### Dataset content
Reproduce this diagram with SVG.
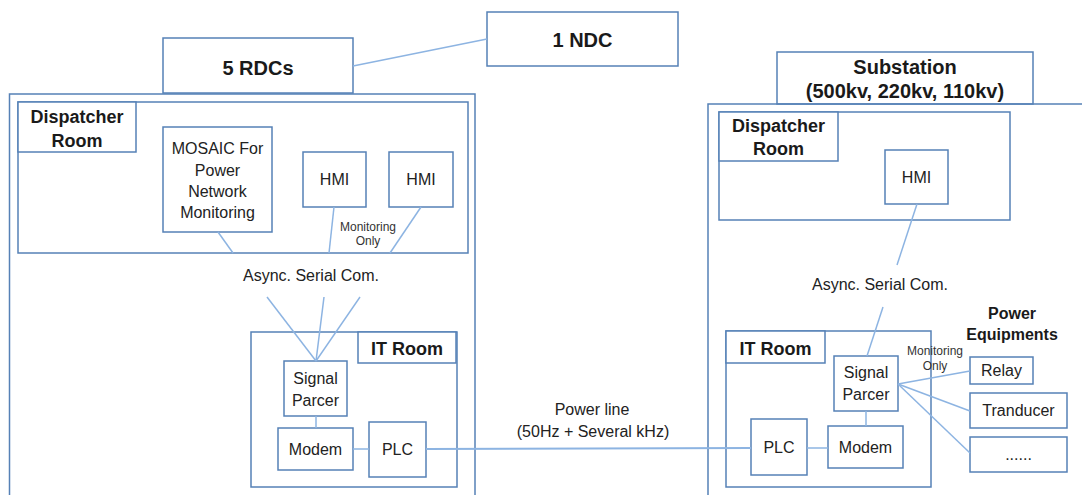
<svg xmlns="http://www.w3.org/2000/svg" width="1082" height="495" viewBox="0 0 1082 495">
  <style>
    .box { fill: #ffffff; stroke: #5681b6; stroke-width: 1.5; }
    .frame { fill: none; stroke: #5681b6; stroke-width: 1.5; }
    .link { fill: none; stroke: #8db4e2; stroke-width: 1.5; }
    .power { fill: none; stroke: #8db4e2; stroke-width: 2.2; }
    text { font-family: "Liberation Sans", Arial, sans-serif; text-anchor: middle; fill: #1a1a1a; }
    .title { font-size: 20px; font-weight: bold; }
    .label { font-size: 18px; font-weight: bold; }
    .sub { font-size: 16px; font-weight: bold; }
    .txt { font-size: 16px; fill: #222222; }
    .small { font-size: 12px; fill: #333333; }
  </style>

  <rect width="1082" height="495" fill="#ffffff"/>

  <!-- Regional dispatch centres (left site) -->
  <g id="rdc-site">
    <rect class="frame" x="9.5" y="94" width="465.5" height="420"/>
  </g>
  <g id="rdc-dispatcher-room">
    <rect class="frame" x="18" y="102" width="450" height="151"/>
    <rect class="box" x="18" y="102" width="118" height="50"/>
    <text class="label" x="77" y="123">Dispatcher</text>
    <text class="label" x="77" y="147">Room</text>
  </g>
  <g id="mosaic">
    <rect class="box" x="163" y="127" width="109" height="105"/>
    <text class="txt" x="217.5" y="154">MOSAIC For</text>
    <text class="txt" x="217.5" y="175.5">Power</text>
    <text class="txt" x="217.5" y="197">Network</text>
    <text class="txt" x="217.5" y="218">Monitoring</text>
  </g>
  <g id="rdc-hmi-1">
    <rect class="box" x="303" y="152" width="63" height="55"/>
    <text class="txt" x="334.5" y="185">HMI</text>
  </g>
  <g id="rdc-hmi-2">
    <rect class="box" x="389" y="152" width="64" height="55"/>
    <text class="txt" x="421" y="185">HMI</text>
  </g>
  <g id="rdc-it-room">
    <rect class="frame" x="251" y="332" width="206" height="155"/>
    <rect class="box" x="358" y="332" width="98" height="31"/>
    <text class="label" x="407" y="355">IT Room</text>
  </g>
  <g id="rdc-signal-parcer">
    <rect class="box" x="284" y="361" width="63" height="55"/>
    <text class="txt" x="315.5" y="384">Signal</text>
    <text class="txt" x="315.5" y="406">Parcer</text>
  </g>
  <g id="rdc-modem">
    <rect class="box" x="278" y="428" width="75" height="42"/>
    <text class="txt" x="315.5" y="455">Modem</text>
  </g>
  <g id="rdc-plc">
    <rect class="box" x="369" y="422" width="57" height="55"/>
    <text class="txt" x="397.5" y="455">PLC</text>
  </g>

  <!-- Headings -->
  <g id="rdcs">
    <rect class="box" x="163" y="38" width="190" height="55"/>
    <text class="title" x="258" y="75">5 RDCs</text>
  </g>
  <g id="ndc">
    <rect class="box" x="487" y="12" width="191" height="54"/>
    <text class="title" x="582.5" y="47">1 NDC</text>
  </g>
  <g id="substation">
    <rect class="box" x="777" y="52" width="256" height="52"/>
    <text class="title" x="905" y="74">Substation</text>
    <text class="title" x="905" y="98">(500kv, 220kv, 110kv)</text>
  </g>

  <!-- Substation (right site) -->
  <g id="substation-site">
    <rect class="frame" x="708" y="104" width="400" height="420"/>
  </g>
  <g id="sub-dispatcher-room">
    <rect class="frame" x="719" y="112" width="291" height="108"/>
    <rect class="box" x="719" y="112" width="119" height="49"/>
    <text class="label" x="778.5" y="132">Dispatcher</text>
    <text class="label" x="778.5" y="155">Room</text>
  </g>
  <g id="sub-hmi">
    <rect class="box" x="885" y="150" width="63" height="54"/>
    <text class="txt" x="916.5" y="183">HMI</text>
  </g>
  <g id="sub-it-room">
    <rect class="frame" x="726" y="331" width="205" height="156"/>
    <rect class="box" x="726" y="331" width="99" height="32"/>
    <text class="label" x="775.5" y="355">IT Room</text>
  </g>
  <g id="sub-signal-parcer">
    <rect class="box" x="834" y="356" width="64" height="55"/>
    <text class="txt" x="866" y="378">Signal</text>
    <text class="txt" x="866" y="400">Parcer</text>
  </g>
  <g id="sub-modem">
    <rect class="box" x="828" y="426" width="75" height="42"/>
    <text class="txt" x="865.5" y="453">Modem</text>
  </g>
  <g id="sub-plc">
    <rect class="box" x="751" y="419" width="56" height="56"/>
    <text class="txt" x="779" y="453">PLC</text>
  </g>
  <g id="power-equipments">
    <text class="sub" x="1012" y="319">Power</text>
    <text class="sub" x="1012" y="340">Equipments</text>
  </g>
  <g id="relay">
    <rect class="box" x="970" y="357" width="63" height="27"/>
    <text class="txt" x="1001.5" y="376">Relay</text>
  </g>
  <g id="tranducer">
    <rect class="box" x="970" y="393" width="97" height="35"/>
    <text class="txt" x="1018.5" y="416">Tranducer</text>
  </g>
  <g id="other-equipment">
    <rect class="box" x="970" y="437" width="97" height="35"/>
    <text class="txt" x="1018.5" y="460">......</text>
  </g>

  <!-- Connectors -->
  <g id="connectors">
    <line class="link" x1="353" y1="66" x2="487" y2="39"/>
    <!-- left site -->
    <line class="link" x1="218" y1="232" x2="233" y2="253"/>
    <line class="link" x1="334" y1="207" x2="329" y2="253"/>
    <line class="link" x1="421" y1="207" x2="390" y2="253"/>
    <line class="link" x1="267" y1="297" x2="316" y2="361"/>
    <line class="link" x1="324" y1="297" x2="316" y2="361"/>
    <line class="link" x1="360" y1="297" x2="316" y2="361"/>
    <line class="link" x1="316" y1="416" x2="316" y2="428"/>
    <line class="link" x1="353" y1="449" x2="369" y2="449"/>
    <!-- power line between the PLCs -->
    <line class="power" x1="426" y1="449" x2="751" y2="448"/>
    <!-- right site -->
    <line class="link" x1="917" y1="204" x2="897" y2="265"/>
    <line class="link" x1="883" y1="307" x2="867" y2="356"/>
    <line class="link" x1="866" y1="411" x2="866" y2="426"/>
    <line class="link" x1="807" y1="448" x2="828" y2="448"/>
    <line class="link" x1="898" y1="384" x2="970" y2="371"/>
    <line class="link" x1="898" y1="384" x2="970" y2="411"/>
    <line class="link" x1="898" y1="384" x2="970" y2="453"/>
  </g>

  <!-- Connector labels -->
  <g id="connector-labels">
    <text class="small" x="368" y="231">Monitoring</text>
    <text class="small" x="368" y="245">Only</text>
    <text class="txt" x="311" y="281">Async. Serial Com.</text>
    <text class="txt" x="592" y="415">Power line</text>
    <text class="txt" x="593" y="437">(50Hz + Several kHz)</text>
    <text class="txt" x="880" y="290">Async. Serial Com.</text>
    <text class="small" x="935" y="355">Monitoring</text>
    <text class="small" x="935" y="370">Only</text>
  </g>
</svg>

### Problem to solve
Take the listing and print it again exactly, but without any pictures.

### Final result
Reproduce this diagram with SVG.
<svg xmlns="http://www.w3.org/2000/svg" width="1082" height="495" viewBox="0 0 1082 495">
  <style>
    .box { fill: #ffffff; stroke: #5681b6; stroke-width: 1.5; }
    .frame { fill: none; stroke: #5681b6; stroke-width: 1.5; }
    .link { fill: none; stroke: #8db4e2; stroke-width: 1.5; }
    .power { fill: none; stroke: #8db4e2; stroke-width: 2.2; }
    text { font-family: "Liberation Sans", Arial, sans-serif; text-anchor: middle; fill: #1a1a1a; }
    .title { font-size: 20px; font-weight: bold; }
    .label { font-size: 18px; font-weight: bold; }
    .sub { font-size: 16px; font-weight: bold; }
    .txt { font-size: 16px; fill: #222222; }
    .small { font-size: 12px; fill: #333333; }
  </style>

  <rect width="1082" height="495" fill="#ffffff"/>

  <!-- Regional dispatch centres (left site) -->
  <g id="rdc-site">
    <rect class="frame" x="9.5" y="94" width="465.5" height="420"/>
  </g>
  <g id="rdc-dispatcher-room">
    <rect class="frame" x="18" y="102" width="450" height="151"/>
    <rect class="box" x="18" y="102" width="118" height="50"/>
    <text class="label" x="77" y="123">Dispatcher</text>
    <text class="label" x="77" y="147">Room</text>
  </g>
  <g id="mosaic">
    <rect class="box" x="163" y="127" width="109" height="105"/>
    <text class="txt" x="217.5" y="154">MOSAIC For</text>
    <text class="txt" x="217.5" y="175.5">Power</text>
    <text class="txt" x="217.5" y="197">Network</text>
    <text class="txt" x="217.5" y="218">Monitoring</text>
  </g>
  <g id="rdc-hmi-1">
    <rect class="box" x="303" y="152" width="63" height="55"/>
    <text class="txt" x="334.5" y="185">HMI</text>
  </g>
  <g id="rdc-hmi-2">
    <rect class="box" x="389" y="152" width="64" height="55"/>
    <text class="txt" x="421" y="185">HMI</text>
  </g>
  <g id="rdc-it-room">
    <rect class="frame" x="251" y="332" width="206" height="155"/>
    <rect class="box" x="358" y="332" width="98" height="31"/>
    <text class="label" x="407" y="355">IT Room</text>
  </g>
  <g id="rdc-signal-parcer">
    <rect class="box" x="284" y="361" width="63" height="55"/>
    <text class="txt" x="315.5" y="384">Signal</text>
    <text class="txt" x="315.5" y="406">Parcer</text>
  </g>
  <g id="rdc-modem">
    <rect class="box" x="278" y="428" width="75" height="42"/>
    <text class="txt" x="315.5" y="455">Modem</text>
  </g>
  <g id="rdc-plc">
    <rect class="box" x="369" y="422" width="57" height="55"/>
    <text class="txt" x="397.5" y="455">PLC</text>
  </g>

  <!-- Headings -->
  <g id="rdcs">
    <rect class="box" x="163" y="38" width="190" height="55"/>
    <text class="title" x="258" y="75">5 RDCs</text>
  </g>
  <g id="ndc">
    <rect class="box" x="487" y="12" width="191" height="54"/>
    <text class="title" x="582.5" y="47">1 NDC</text>
  </g>
  <g id="substation">
    <rect class="box" x="777" y="52" width="256" height="52"/>
    <text class="title" x="905" y="74">Substation</text>
    <text class="title" x="905" y="98">(500kv, 220kv, 110kv)</text>
  </g>

  <!-- Substation (right site) -->
  <g id="substation-site">
    <rect class="frame" x="708" y="104" width="400" height="420"/>
  </g>
  <g id="sub-dispatcher-room">
    <rect class="frame" x="719" y="112" width="291" height="108"/>
    <rect class="box" x="719" y="112" width="119" height="49"/>
    <text class="label" x="778.5" y="132">Dispatcher</text>
    <text class="label" x="778.5" y="155">Room</text>
  </g>
  <g id="sub-hmi">
    <rect class="box" x="885" y="150" width="63" height="54"/>
    <text class="txt" x="916.5" y="183">HMI</text>
  </g>
  <g id="sub-it-room">
    <rect class="frame" x="726" y="331" width="205" height="156"/>
    <rect class="box" x="726" y="331" width="99" height="32"/>
    <text class="label" x="775.5" y="355">IT Room</text>
  </g>
  <g id="sub-signal-parcer">
    <rect class="box" x="834" y="356" width="64" height="55"/>
    <text class="txt" x="866" y="378">Signal</text>
    <text class="txt" x="866" y="400">Parcer</text>
  </g>
  <g id="sub-modem">
    <rect class="box" x="828" y="426" width="75" height="42"/>
    <text class="txt" x="865.5" y="453">Modem</text>
  </g>
  <g id="sub-plc">
    <rect class="box" x="751" y="419" width="56" height="56"/>
    <text class="txt" x="779" y="453">PLC</text>
  </g>
  <g id="power-equipments">
    <text class="sub" x="1012" y="319">Power</text>
    <text class="sub" x="1012" y="340">Equipments</text>
  </g>
  <g id="relay">
    <rect class="box" x="970" y="357" width="63" height="27"/>
    <text class="txt" x="1001.5" y="376">Relay</text>
  </g>
  <g id="tranducer">
    <rect class="box" x="970" y="393" width="97" height="35"/>
    <text class="txt" x="1018.5" y="416">Tranducer</text>
  </g>
  <g id="other-equipment">
    <rect class="box" x="970" y="437" width="97" height="35"/>
    <text class="txt" x="1018.5" y="460">......</text>
  </g>

  <!-- Connectors -->
  <g id="connectors">
    <line class="link" x1="353" y1="66" x2="487" y2="39"/>
    <!-- left site -->
    <line class="link" x1="218" y1="232" x2="233" y2="253"/>
    <line class="link" x1="334" y1="207" x2="329" y2="253"/>
    <line class="link" x1="421" y1="207" x2="390" y2="253"/>
    <line class="link" x1="267" y1="297" x2="316" y2="361"/>
    <line class="link" x1="324" y1="297" x2="316" y2="361"/>
    <line class="link" x1="360" y1="297" x2="316" y2="361"/>
    <line class="link" x1="316" y1="416" x2="316" y2="428"/>
    <line class="link" x1="353" y1="449" x2="369" y2="449"/>
    <!-- power line between the PLCs -->
    <line class="power" x1="426" y1="449" x2="751" y2="448"/>
    <!-- right site -->
    <line class="link" x1="917" y1="204" x2="897" y2="265"/>
    <line class="link" x1="883" y1="307" x2="867" y2="356"/>
    <line class="link" x1="866" y1="411" x2="866" y2="426"/>
    <line class="link" x1="807" y1="448" x2="828" y2="448"/>
    <line class="link" x1="898" y1="384" x2="970" y2="371"/>
    <line class="link" x1="898" y1="384" x2="970" y2="411"/>
    <line class="link" x1="898" y1="384" x2="970" y2="453"/>
  </g>

  <!-- Connector labels -->
  <g id="connector-labels">
    <text class="small" x="368" y="231">Monitoring</text>
    <text class="small" x="368" y="245">Only</text>
    <text class="txt" x="311" y="281">Async. Serial Com.</text>
    <text class="txt" x="592" y="415">Power line</text>
    <text class="txt" x="593" y="437">(50Hz + Several kHz)</text>
    <text class="txt" x="880" y="290">Async. Serial Com.</text>
    <text class="small" x="935" y="355">Monitoring</text>
    <text class="small" x="935" y="370">Only</text>
  </g>
</svg>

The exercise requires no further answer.